== Exercise aim ==
Output the data below in full, byte for byte. Nothing may differ.

----- Source excerpt -----

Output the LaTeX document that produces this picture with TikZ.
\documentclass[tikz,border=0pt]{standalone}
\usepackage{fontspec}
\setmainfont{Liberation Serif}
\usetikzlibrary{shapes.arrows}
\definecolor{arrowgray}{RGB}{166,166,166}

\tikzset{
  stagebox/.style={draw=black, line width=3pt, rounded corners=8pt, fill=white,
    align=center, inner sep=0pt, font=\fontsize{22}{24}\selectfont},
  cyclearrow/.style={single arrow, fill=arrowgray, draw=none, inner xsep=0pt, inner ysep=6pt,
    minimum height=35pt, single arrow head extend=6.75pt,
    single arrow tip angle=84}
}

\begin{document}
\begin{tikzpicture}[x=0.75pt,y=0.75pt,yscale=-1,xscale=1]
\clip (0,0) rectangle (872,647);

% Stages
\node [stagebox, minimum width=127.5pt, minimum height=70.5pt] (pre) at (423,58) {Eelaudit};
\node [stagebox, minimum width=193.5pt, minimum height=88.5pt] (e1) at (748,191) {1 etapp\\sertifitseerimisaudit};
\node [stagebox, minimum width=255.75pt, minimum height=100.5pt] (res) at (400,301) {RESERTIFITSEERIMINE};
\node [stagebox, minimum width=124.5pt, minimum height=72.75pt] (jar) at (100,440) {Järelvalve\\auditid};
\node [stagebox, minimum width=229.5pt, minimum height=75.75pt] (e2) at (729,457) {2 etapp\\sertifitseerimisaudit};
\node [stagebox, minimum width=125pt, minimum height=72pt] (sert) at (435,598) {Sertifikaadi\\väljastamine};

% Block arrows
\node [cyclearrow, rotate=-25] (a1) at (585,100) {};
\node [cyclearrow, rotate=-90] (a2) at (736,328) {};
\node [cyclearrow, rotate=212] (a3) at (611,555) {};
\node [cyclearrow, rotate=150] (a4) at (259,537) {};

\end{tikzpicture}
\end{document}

-----

== Response ==
Output the LaTeX document that produces this picture with TikZ.
\documentclass[tikz,border=0pt]{standalone}
\usepackage{fontspec}
\setmainfont{Liberation Serif}
\usetikzlibrary{shapes.arrows}
\definecolor{arrowgray}{RGB}{166,166,166}

\tikzset{
  stagebox/.style={draw=black, line width=3pt, rounded corners=8pt, fill=white,
    align=center, inner sep=0pt, font=\fontsize{22}{24}\selectfont},
  cyclearrow/.style={single arrow, fill=arrowgray, draw=none, inner xsep=0pt, inner ysep=6pt,
    minimum height=35pt, single arrow head extend=6.75pt,
    single arrow tip angle=84}
}

\begin{document}
\begin{tikzpicture}[x=0.75pt,y=0.75pt,yscale=-1,xscale=1]
\clip (0,0) rectangle (872,647);

% Stages
\node [stagebox, minimum width=127.5pt, minimum height=70.5pt] (pre) at (423,58) {Eelaudit};
\node [stagebox, minimum width=193.5pt, minimum height=88.5pt] (e1) at (748,191) {1 etapp\\sertifitseerimisaudit};
\node [stagebox, minimum width=255.75pt, minimum height=100.5pt] (res) at (400,301) {RESERTIFITSEERIMINE};
\node [stagebox, minimum width=124.5pt, minimum height=72.75pt] (jar) at (100,440) {Järelvalve\\auditid};
\node [stagebox, minimum width=229.5pt, minimum height=75.75pt] (e2) at (729,457) {2 etapp\\sertifitseerimisaudit};
\node [stagebox, minimum width=125pt, minimum height=72pt] (sert) at (435,598) {Sertifikaadi\\väljastamine};

% Block arrows
\node [cyclearrow, rotate=-25] (a1) at (585,100) {};
\node [cyclearrow, rotate=-90] (a2) at (736,328) {};
\node [cyclearrow, rotate=212] (a3) at (611,555) {};
\node [cyclearrow, rotate=150] (a4) at (259,537) {};

\end{tikzpicture}
\end{document}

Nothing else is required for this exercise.